Hong Kong Digital
is a recurring series of movie reviews by John Charles -- associate
editor / film reviewer for Video Watchdog magazine and the author
of The Hong Kong Filmography.
Crime of a Beast
With the theatrical market for B-movies now all but extinct, some HK filmmakers are following the example set by their Japanese counterparts and switching to digital video. CRIME OF A BEAST is one such production and the medium in which it was produced is the only novelty this dreary, hypocritical exercise has to offer. Assigned to track and apprehend a serial rapist, Inspector Wong (Chan Kwok-bong) tries to question the latest victim, psychiatrist / screenwriter (!) Mazy Hui (UN BAISER VOLE's Natalie Ng Man-yan, badly miscast), but she is too distraught to offer any leads. Flashbacks reveal her assailant to be Sin Ho-fun (Samuel Leung Cheuk-moon), a homely, put-upon crew member, whom Mazy tried to help via a free discussion session in her office. The paranoid and delusional Sin soon misinterprets one of her comments and, later that day, drugs and rapes the woman, the first in a series of assaults he perpetrates. Once she has recovered, Mazy and Wong join forces in order to apprehend Sin, who has now graduated to murder.
Grace Lam Nga-sze (left) and Natalie Ng Man-yan (right). Image courtesy Universe.

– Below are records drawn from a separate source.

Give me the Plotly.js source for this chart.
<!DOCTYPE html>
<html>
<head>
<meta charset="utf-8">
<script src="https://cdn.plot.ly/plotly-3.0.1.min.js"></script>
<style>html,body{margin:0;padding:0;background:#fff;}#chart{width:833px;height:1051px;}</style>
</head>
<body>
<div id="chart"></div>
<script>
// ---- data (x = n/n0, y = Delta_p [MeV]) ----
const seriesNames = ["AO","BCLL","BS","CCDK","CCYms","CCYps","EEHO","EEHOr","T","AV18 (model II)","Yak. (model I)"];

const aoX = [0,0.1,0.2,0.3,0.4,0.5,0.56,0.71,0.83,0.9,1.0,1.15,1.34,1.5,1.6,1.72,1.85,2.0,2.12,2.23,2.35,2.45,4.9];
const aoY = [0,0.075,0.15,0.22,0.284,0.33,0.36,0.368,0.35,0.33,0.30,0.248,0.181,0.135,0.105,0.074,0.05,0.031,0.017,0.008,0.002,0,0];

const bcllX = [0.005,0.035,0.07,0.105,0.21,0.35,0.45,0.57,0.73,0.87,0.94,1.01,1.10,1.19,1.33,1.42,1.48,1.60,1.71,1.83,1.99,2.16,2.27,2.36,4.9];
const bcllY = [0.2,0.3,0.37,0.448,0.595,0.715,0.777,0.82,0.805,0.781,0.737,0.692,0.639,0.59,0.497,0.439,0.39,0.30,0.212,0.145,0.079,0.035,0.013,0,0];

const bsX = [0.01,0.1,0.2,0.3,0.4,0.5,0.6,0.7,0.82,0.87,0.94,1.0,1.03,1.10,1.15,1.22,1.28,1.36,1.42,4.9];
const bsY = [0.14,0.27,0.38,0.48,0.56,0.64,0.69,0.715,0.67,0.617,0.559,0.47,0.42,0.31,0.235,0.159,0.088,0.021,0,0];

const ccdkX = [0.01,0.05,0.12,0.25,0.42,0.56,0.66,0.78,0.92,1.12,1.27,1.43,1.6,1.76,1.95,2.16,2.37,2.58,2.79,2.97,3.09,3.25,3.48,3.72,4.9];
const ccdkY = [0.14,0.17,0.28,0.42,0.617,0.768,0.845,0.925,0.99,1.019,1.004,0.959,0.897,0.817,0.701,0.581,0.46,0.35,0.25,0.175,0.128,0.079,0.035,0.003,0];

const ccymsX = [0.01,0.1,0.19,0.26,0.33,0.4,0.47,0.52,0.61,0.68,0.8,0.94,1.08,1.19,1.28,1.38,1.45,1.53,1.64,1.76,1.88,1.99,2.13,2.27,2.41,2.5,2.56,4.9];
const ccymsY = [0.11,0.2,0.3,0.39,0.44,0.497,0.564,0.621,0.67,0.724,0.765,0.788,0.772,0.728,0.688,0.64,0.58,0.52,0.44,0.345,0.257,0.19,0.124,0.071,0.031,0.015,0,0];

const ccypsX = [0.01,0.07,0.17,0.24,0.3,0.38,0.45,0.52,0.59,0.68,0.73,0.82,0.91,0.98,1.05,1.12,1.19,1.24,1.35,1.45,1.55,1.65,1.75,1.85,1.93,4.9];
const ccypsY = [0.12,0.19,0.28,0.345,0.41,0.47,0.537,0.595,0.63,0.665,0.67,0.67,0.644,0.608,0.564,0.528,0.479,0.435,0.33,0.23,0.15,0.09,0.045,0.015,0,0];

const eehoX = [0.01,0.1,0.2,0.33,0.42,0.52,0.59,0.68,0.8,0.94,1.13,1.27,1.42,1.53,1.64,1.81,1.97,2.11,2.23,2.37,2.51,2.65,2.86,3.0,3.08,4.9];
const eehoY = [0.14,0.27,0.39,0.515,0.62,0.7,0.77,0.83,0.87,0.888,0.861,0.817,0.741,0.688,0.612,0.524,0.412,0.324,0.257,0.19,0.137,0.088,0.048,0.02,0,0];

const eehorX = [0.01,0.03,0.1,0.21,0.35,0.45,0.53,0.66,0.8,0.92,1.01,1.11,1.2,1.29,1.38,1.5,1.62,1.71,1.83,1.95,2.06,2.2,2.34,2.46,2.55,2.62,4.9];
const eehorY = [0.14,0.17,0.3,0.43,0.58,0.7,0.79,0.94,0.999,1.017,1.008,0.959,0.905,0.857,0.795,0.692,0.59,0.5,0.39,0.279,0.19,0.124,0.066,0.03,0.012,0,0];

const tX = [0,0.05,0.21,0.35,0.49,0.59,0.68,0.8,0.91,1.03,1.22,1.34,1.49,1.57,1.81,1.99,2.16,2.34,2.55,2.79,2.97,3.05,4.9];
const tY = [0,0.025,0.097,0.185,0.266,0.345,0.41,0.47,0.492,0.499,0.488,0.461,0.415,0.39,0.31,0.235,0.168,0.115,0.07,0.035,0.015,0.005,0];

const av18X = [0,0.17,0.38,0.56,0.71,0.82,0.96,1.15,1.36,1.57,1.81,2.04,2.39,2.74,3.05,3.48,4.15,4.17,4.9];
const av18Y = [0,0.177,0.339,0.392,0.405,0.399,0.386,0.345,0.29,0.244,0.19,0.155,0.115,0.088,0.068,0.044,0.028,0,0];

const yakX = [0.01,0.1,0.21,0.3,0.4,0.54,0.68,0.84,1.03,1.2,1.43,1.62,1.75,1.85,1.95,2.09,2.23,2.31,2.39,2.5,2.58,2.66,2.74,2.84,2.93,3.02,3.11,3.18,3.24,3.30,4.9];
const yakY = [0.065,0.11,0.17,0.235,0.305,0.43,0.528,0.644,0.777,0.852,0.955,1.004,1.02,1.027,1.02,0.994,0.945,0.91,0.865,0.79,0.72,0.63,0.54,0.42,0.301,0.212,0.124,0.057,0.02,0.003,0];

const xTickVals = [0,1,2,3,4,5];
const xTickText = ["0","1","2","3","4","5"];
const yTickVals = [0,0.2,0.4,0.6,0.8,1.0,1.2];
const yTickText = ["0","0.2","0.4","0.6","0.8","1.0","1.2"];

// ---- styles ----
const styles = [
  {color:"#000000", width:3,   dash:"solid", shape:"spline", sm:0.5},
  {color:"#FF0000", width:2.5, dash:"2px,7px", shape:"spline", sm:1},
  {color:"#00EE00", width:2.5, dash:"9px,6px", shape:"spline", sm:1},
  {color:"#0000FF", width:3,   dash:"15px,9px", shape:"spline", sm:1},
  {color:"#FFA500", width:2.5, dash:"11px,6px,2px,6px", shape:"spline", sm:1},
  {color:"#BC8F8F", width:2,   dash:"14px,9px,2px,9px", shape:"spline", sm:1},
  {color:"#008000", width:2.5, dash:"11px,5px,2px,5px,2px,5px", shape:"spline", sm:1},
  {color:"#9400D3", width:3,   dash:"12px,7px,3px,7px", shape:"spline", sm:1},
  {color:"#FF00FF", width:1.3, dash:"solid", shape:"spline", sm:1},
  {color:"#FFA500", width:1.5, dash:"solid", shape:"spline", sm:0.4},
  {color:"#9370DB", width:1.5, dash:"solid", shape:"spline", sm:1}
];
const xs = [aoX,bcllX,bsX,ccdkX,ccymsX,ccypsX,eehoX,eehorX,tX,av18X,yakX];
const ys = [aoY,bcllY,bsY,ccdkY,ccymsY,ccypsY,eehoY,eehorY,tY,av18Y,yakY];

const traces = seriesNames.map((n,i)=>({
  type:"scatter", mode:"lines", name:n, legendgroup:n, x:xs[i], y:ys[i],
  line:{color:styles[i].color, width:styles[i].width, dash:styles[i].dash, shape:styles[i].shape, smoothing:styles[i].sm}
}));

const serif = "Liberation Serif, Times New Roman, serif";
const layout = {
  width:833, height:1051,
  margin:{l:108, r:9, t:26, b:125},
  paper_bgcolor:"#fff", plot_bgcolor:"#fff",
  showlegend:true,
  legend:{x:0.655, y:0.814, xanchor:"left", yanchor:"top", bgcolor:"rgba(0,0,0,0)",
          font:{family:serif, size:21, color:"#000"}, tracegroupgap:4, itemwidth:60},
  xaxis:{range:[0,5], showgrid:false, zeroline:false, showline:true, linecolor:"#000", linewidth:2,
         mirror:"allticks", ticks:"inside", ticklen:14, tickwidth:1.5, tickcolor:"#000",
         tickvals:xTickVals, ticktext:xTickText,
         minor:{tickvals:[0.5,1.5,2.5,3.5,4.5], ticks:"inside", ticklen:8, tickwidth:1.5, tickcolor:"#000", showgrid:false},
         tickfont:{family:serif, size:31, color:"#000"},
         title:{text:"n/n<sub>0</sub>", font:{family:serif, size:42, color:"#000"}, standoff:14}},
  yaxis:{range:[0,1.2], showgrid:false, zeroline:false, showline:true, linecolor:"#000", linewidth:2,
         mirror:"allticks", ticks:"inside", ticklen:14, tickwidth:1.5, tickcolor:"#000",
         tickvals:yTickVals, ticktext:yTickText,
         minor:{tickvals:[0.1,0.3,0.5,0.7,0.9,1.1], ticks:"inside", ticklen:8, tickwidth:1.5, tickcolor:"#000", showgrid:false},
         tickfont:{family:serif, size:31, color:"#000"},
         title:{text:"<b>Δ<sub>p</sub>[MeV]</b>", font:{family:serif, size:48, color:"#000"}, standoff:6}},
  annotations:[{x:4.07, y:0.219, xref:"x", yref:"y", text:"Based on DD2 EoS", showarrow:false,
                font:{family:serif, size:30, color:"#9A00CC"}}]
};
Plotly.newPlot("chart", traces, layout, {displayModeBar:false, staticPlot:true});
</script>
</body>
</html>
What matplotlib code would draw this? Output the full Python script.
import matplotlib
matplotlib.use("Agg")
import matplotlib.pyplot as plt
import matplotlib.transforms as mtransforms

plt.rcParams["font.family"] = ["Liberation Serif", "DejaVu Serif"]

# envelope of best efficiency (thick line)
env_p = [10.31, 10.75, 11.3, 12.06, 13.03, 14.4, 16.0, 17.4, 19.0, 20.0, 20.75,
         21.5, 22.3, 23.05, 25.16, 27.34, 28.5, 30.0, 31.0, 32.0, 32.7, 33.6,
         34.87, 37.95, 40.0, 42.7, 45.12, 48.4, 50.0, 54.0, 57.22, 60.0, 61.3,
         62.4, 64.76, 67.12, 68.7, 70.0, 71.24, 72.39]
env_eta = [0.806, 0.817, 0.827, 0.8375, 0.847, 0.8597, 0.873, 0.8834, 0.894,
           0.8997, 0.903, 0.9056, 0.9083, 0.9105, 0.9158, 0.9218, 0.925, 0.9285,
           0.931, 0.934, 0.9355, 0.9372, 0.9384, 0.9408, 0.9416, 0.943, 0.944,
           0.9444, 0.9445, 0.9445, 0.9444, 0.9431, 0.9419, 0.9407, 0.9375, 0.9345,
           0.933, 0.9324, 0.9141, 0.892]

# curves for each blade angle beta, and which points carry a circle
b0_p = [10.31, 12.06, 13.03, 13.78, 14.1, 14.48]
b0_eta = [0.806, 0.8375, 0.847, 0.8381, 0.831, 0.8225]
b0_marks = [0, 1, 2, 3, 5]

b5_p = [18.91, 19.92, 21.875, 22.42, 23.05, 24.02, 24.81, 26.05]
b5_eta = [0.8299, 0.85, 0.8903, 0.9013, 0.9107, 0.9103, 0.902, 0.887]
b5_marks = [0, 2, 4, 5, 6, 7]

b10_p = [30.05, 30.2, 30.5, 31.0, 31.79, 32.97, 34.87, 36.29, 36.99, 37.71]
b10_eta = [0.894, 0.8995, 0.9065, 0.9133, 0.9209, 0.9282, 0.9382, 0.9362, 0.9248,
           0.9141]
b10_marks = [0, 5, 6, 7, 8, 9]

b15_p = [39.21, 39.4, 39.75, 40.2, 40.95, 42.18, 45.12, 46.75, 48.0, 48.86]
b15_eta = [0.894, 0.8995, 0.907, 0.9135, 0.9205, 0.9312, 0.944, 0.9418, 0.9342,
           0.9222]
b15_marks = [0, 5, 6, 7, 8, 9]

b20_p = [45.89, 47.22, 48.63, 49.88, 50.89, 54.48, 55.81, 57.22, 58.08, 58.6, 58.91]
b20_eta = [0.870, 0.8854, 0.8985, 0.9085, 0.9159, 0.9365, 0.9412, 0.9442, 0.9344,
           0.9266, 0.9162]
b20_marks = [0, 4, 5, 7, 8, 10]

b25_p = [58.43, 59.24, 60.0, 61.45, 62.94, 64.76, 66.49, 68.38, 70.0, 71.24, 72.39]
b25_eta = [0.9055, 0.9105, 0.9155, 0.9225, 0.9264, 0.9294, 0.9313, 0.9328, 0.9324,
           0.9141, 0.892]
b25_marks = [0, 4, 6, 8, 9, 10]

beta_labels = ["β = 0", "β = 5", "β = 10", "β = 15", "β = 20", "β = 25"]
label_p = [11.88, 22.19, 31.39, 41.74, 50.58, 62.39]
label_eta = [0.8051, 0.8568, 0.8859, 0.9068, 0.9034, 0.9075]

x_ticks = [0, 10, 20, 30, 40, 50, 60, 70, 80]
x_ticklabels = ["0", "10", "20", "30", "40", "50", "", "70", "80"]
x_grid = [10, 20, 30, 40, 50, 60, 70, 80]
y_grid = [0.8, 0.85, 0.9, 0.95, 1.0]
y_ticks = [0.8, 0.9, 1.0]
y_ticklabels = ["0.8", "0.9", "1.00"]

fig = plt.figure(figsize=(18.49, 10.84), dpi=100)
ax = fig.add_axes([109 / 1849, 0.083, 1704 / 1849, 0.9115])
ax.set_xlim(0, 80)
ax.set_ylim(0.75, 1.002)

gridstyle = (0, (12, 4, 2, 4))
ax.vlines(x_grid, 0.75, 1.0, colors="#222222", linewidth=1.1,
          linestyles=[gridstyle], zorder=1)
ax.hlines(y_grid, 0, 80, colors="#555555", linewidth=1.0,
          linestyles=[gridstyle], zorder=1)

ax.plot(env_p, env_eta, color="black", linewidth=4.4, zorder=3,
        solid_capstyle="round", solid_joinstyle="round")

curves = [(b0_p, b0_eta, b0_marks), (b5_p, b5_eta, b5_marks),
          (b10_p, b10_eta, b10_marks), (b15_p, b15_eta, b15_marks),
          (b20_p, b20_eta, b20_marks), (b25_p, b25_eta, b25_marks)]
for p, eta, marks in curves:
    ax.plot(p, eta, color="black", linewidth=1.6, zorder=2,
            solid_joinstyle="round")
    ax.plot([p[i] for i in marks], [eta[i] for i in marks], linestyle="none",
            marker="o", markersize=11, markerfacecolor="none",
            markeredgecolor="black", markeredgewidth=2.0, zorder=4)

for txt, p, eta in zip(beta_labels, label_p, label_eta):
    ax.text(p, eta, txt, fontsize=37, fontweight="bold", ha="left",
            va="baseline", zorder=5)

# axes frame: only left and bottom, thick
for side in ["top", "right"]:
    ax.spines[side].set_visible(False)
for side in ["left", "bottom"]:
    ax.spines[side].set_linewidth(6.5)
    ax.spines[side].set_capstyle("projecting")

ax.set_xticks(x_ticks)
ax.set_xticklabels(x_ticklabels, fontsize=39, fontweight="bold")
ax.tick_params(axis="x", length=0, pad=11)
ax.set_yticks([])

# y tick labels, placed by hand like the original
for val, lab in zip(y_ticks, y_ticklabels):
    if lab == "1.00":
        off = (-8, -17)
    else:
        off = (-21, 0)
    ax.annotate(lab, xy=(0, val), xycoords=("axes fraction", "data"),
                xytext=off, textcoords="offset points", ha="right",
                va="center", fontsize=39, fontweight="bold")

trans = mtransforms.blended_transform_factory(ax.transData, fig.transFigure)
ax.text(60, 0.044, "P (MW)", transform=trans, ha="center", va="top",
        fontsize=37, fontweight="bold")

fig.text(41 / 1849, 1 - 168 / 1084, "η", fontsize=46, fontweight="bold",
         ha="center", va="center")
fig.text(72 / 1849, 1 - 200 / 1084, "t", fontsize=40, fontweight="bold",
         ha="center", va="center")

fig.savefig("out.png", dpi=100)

Wong Jing's RAPED BY AN ANGEL pictures are sleazy and disreputable, and revel in that fact. Ironically, this makes them easier to accept than CRIME OF A BEAST, one of those exploitation films that tries to justify its excesses by making a half-assed condemnation of some societal ill. Director David Lau Tai-wai would have us believe that he is doing just that (via a post-script crawl that offers up an incredibly simplistic bit of psychology to account for Sin's sociopathic actions), while including numerous shots down tops and up skirts, and a sequence where Mazy kisses and fondles a female patient, while the latter is hypnotized (all in the name of therapy, of course). The procedural aspects of the plot are completely unconvincing and the final reel concludes with a series of events so absurd, one can scarcely believe that they were actually shot. Grace Lam Nga-sze and Wong Yat-fei have supporting roles but the Joey Wang and Stanley Tong listed in the credits are not the ones you are thinking of.